Navalny’s use of the internet, social media and increasingly sophisticated documentary filmmaking not only helped to spread his message to millions and expose many incidents of corruption, but it also made him too dangerous to ignore.
One of the most depressing aspects of this book is the detail given of the justice system, of the kangaroo courts where defendants stood no hope of a fair hearing.
Some might question why Navalny did not stay in exile in Germany after the poisoning, but instead opted to return to Russia in January 2021, where he was immediately arrested.
The title of the book gives a clue. He was a patriot, who realised the dangers he faced, but his love for his country compelled him to make the ultimate sacrifice. “I knew from the outset that I would be imprisoned for life — either for the rest of my life or until the end of the life of this regime,” he wrote.
As a Christian, the example of Jesus and his own firm faith guided and comforted him.
If Navalny emerges as the hero of this book, there can be no doubt of who the villain is. Putin has a bloody record in dealing with his opponents — it has become almost routine for his enemies to die after voluntarily jumping out of a window.
The war crimes committed in Ukraine and elsewhere have made Putin a pariah in the free world. Even his good chum Cyril Ramaphosa was unable to host him (due to an International Criminal Court arrest warrant for the Russian leader) in 2023 when SA convened the Johannesburg summit of Brics leaders. I recall sitting in the Sandton Convention Centre and watching Putin on a video link from Moscow, while the other Brics heads of government were being hosted in Johannesburg.
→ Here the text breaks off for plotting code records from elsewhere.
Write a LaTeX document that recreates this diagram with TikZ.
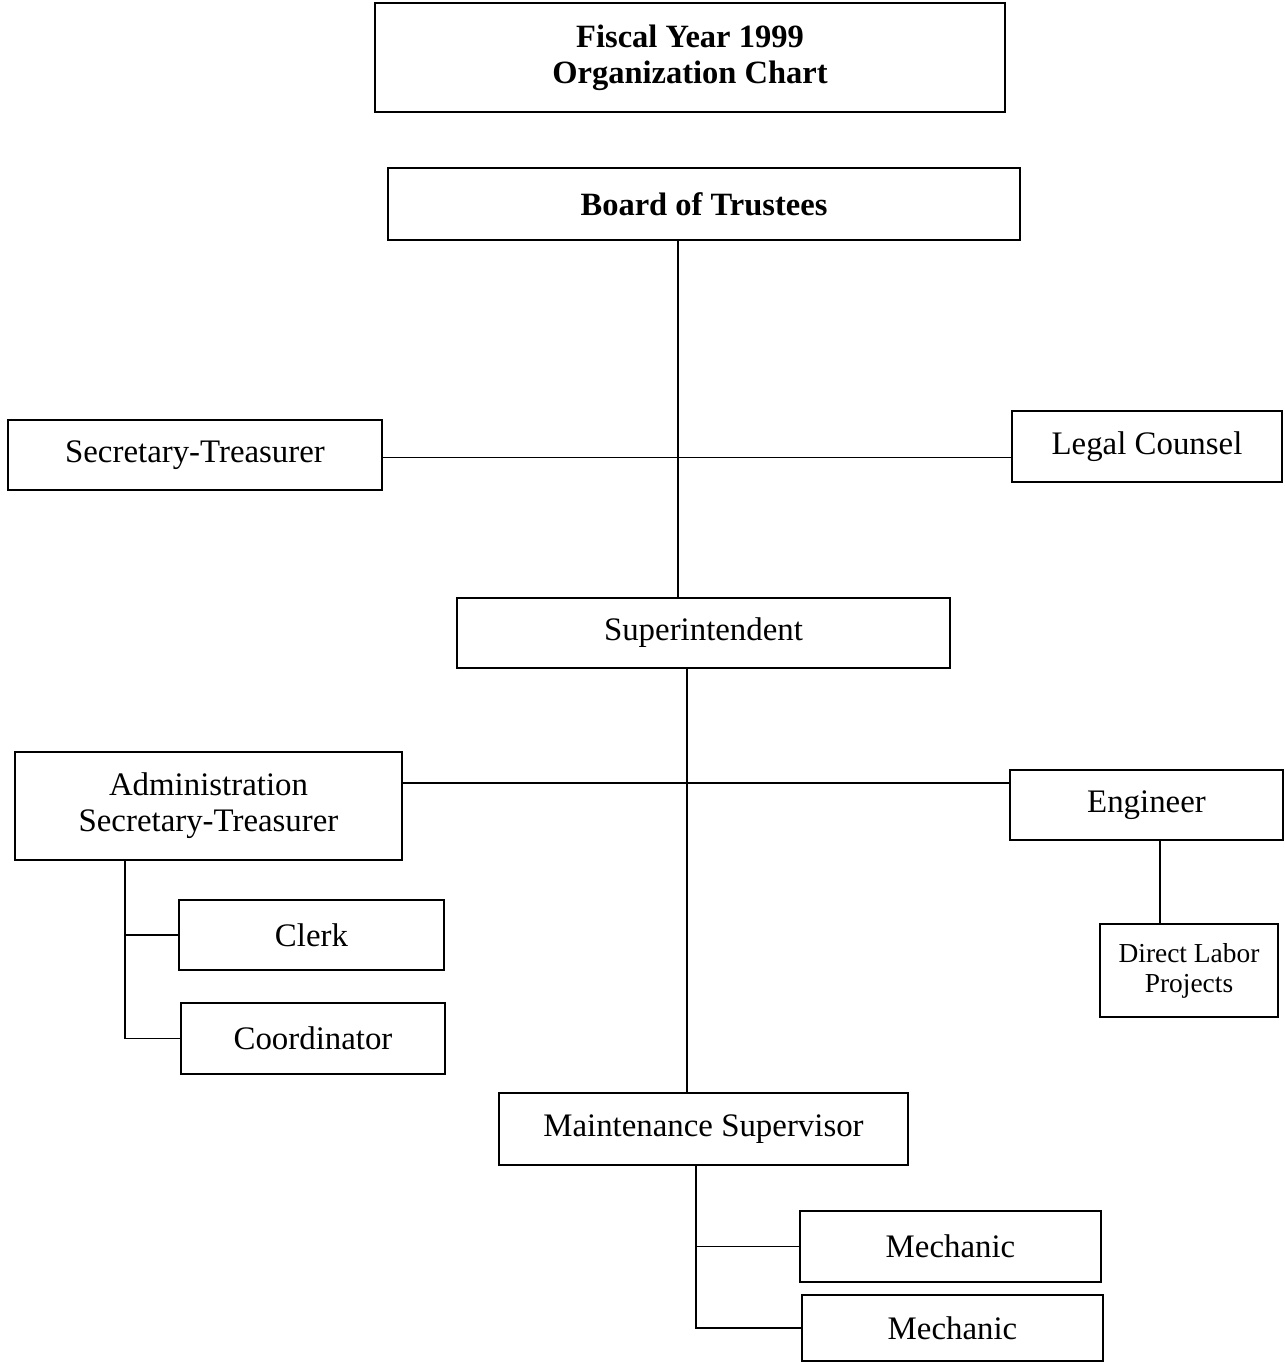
\documentclass[tikz,border=0pt]{standalone}
\usepackage{fontspec}
\setmainfont{Liberation Serif}
\begin{document}
\begin{tikzpicture}[
    box/.style={draw, line width=1pt, align=center, inner sep=0pt,
                font=\fontsize{18.7}{20.5}\selectfont},
    boldbox/.style={box, font=\fontsize{18.5}{20.5}\selectfont\bfseries},
    link/.style={line width=1pt}]
        \useasboundingbox (0,0) rectangle (25.7,-27.24);

        % Titolo
        \node[boldbox, minimum width=12.6cm, minimum height=2.18cm] (title) at (13.8,-1.15)
            {Fiscal Year 1999\\Organization Chart};

        % Vertice
        \node[boldbox, minimum width=12.64cm, minimum height=1.44cm] (bot) at (14.08,-4.08) {Board of Trustees};
        \node[box, minimum width=7.48cm, minimum height=1.4cm] (st) at (3.9,-9.1) {Secretary-Treasurer};
        \node[box, minimum width=5.4cm, minimum height=1.42cm] (lc) at (22.94,-8.93) {Legal Counsel};
        \node[box, minimum width=9.86cm, minimum height=1.4cm] (sup) at (14.07,-12.66) {Superintendent};

        % Secondo livello
        \node[box, minimum width=7.74cm, minimum height=2.16cm] (adm) at (4.17,-16.12)
            {Administration\\Secretary-Treasurer};
        \node[box, minimum width=5.46cm, minimum height=1.4cm] (eng) at (22.93,-16.1) {Engineer};
        \node[box, minimum width=3.56cm, minimum height=1.86cm,
              font=\fontsize{15.6}{17}\selectfont] (dlp) at (23.78,-19.41) {Direct Labor\\Projects};
        \node[box, minimum width=5.3cm, minimum height=1.4cm] (clerk) at (6.23,-18.7) {Clerk};
        \node[box, minimum width=5.28cm, minimum height=1.42cm] (coord) at (6.26,-20.77) {Coordinator};

        % Manutenzione
        \node[box, minimum width=8.18cm, minimum height=1.44cm] (ms) at (14.07,-22.58) {Maintenance Supervisor};
        \node[box, minimum width=6.02cm, minimum height=1.42cm] (mech1) at (19.01,-24.93) {Mechanic};
        \node[box, minimum width=6.02cm, minimum height=1.32cm] (mech2) at (19.05,-26.56) {Mechanic};

        % Collegamenti
        \draw[link] ([xshift=-0.52cm]bot.south) -- ([xshift=-0.52cm]bot.south |- sup.north);
        \draw[link] ([yshift=-0.05cm]st.east) -- ([yshift=-0.05cm]st.east -| lc.west);
        \draw[link] ([xshift=-0.33cm]sup.south) -- ([xshift=-0.33cm]sup.south |- ms.north);
        \draw[link] ([yshift=0.46cm]adm.east) -- ([yshift=0.46cm]adm.east -| eng.west);
        \draw[link] ([xshift=0.27cm]eng.south) -- ([xshift=0.27cm]eng.south |- dlp.north);

        \coordinate (admtrunk) at ([xshift=-1.67cm]adm.south);
        \draw[link] (admtrunk) |- (coord.west);
        \draw[link] (clerk.west) -- (clerk.west -| admtrunk);

        \coordinate (mstrunk) at ([xshift=-0.15cm]ms.south);
        \draw[link] (mstrunk) |- (mech2.west);
        \draw[link] (mech1.west) -- (mech1.west -| mstrunk);
    \end{tikzpicture}
\end{document}
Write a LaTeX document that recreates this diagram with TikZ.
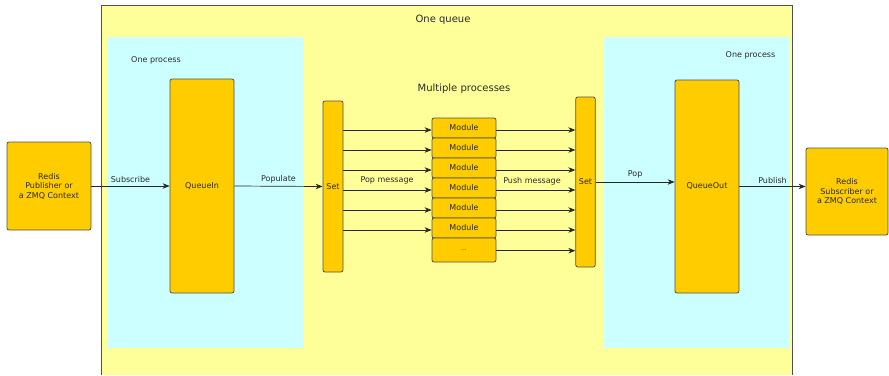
\documentclass[tikz,border=0pt]{standalone}
\usepackage{fontspec}
\setmainfont{DejaVu Sans}
\usetikzlibrary{arrows.meta}
\definecolor{bgyellow}{HTML}{FFFF99}
\definecolor{bgcyan}{HTML}{CCFFFF}
\definecolor{boxorange}{HTML}{FFCC00}
\definecolor{edgegray}{HTML}{505050}
\definecolor{txtgray}{HTML}{2A2A2A}
\tikzset{
  box/.style={draw=edgegray, fill=boxorange, rounded corners=2pt, line width=0.8pt,
    inner sep=0pt, align=center, text=txtgray, font=\fontsize{8}{9.5}\selectfont},
  lbl/.style={text=txtgray, font=\fontsize{8}{9.5}\selectfont, inner sep=1pt},
  bigl/.style={text=txtgray, font=\fontsize{10}{12}\selectfont, inner sep=0pt},
  arr/.style={draw=black!85, line width=0.7pt, -{Stealth[length=7pt,width=5.5pt]}}
}
\begin{document}
\begin{tikzpicture}[x=1pt,y=-1pt]
\useasboundingbox (0,0) rectangle (889,375);
% outer yellow region
\fill[bgyellow] (101,5) rectangle (792.5,375);
\draw[edgegray, line width=0.9pt] (101,375) -- (101,5) -- (792.5,5) -- (792.5,375);
% cyan process regions
\fill[bgcyan] (108,37) rectangle (303,347.5);
\fill[bgcyan] (604,37) rectangle (789,347.5);
% titles
\node[bigl] (tq) at (443,20) {One queue};
\node[bigl] (tm) at (464,89) {Multiple processes};
\node[lbl] (tp1) at (156,60) {One process};
\node[lbl] (tp2) at (750.5,55.5) {One process};
% nodes
\node[box, minimum width=84, minimum height=88] (redisL) at (49,186) {Redis\\Publisher or\\a ZMQ Context};
\node[box, minimum width=64, minimum height=214] (qin) at (202,186) {QueueIn};
\node[box, minimum width=20, minimum height=171] (setL) at (333,186.5) {Set};
\foreach \i/\yy in {1/128,2/148,3/168,4/188,5/208,6/228}{
  \node[box, minimum width=64, minimum height=20] (m\i) at (464,\yy) {Module};
}
\node[box, minimum width=64, minimum height=24] (m7) at (464,250) {\fontsize{6}{7}\selectfont ...};
\node[box, minimum width=19.5, minimum height=170] (setR) at (585.5,182) {Set};
\node[box, minimum width=64, minimum height=213] (qout) at (707,186.5) {QueueOut};
\node[box, minimum width=82, minimum height=87] (redisR) at (847,191.5) {Redis\\Subscriber or\\a ZMQ Context};
% connectors
\draw[arr] (redisL.east) -- node[lbl, above=2pt] {Subscribe} (qin.west);
\draw[arr] (qin.east) -- node[lbl, above=2pt] {Populate} (setL.west);
\foreach \i in {1,...,6}{
  \coordinate (a\i) at ([yshift=-2pt]m\i.west);
  \draw[arr] (setL.east |- a\i) -- (a\i);
}
\foreach \i in {1,...,6}{
  \coordinate (b\i) at ([yshift=-2pt]m\i.east);
  \draw[arr] (b\i) -- (setR.west |- b\i);
}
\coordinate (b7) at ([yshift=-0.7pt]m7.east);
\draw[arr] (b7) -- (setR.west |- b7);
\node[lbl] (popm) at (387,180) {Pop message};
\node[lbl] (pushm) at (532,181) {Push message};
\draw[arr] (setR.east) -- node[lbl, above=2pt] {Pop} (qout.west |- setR.east);
\draw[arr] (qout.east) -- node[lbl, above=2pt] {Publish} (qout.east -| redisR.west);
\end{tikzpicture}
\end{document}
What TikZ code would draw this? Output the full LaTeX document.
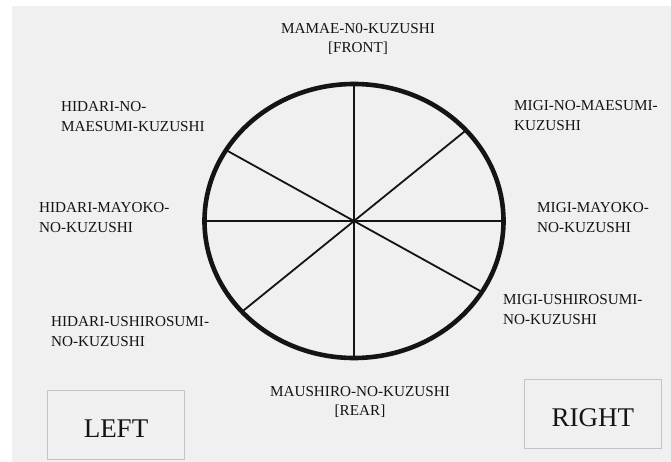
\documentclass[tikz,border=0pt]{standalone}
\usepackage{fontspec}
\setmainfont{Liberation Serif}
\usetikzlibrary{shapes.geometric}
\definecolor{bgc}{HTML}{F0F0F0}
\definecolor{ink}{HTML}{141414}
\definecolor{boxc}{HTML}{C4C4C4}
\begin{document}
\begin{tikzpicture}[x=1bp,y=-1bp,
  lbl/.style={inner sep=0pt, align=left, text=ink, font=\fontsize{15.2bp}{19.5bp}\selectfont},
  clbl/.style={inner sep=0pt, align=center, text=ink, font=\fontsize{15.2bp}{19.5bp}\selectfont},
  sidebox/.style={draw=boxc, line width=1.1bp, inner sep=0pt, text=ink,
    minimum width=137bp, minimum height=68.5bp, text height=25bp, text depth=0pt,
    font=\fontsize{27bp}{30bp}\selectfont},
  spoke/.style={draw=ink, line width=1.8bp}]
\useasboundingbox (0,0) rectangle (671,462);
\fill[bgc] (12,6) rectangle (671,462);
\coordinate (c) at (354,221);
\node[draw=ink, line width=4.6bp, ellipse, inner sep=0pt, outer sep=0pt,
  minimum width=299bp, minimum height=274bp] (wheel) at (c) {};
\draw[spoke] (wheel.90) -- (wheel.270);
\draw[spoke] (wheel.0) -- (wheel.180);
\draw[spoke] (wheel.39) -- (wheel.219);
\draw[spoke] (wheel.151) -- (wheel.331.5);
% base anchor of a two-line node = baseline of its second line
\node[clbl, anchor=base] (front) at (358,52.8) {MAMAE-N0-KUZUSHI\\{}[FRONT]};
\node[clbl, anchor=base] (rear) at (360,415.5) {MAUSHIRO-NO-KUZUSHI\\{}[REAR]};
\node[lbl, anchor=base west] (hnm) at (61,131.5) {HIDARI-NO-\\MAESUMI-KUZUSHI};
\node[lbl, anchor=base west] (hmy) at (39,232.5) {HIDARI-MAYOKO-\\NO-KUZUSHI};
\node[lbl, anchor=base west] (hus) at (51,346.5) {HIDARI-USHIROSUMI-\\NO-KUZUSHI};
\node[lbl, anchor=base west] (mnm) at (514,130.5) {MIGI-NO-MAESUMI-\\KUZUSHI};
\node[lbl, anchor=base west] (mmy) at (537,232.5) {MIGI-MAYOKO-\\NO-KUZUSHI};
\node[lbl, anchor=base west] (mus) at (503,324.5) {MIGI-USHIROSUMI-\\NO-KUZUSHI};
\node[sidebox] (left) at (116,425) {LEFT};
\node[sidebox] (right) at (592.8,413.8) {RIGHT};
\end{tikzpicture}
\end{document}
Navalny is unambiguous about how dangerous the Russian president can be. “There’s one specific madman named Vladimir Putin. And sometimes something twists in his brain, he writes a name down on a piece of paper and says, ‘Kill him,’” he wrote.
Only a fool would believe that there was never a scrap of paper with Putin’s handwriting, featuring Navalny’s name.
The later section of the book featuring the prison diaries is the most moving and impressive part of the book, though no detail is offered on how these writings reached the publishers.
They detail the turn of the screw, the increasingly harsh treatment Navalny received, the punishment, and the foolish, aggressive and petty rules and regulations he endured. He suffered from a bad back, and discomfort spread to his legs, but he received no proper medical care. So, in March 2021, he went on a hunger strike and was hospitalised. Eventually, he did receive some treatment.
At the end of 2023, he was sent to a prison beyond the Arctic Circle, and the book states that “on February 16 2024, Alexei Navalny was killed in that prison”.
The prison diaries contain no self-pity or whingeing. Instead, we read of resilience, survival and small pleasures. When possible, he would have a Sunday treat of bread and butter, while the food parcels and supplies he and his supporters were able to purchase from the prison shop meant he could put together a salad. Sour cream and salt were luxuries when he could get hold of them, as was a cup of coffee with milk. Small things, perhaps, but these small things boosted his morale.
Having enjoyed music all his life, Navalny gives some commentary on the music that blared out in the prison, at deafening volume, when he was exercising. TV was available, but as it was Russian TV, there was not much accurate reporting. For a while, he could watch Euronews, but then was no longer available.
The Russian prison system would have broken many people — the strip-searches before and after any court appearance, the petty rules that prevented one prisoner from offering food to another, the solitary confinement for imagined breaches of the rules. Throughout all this Navalny remained strong, resolute and incredibly determined. He would not conform, and he would not shut up.
So, he had to be silenced.
Patriot is a disturbing but also immensely uplifting book, and a fitting legacy of a brave and truly remarkable man.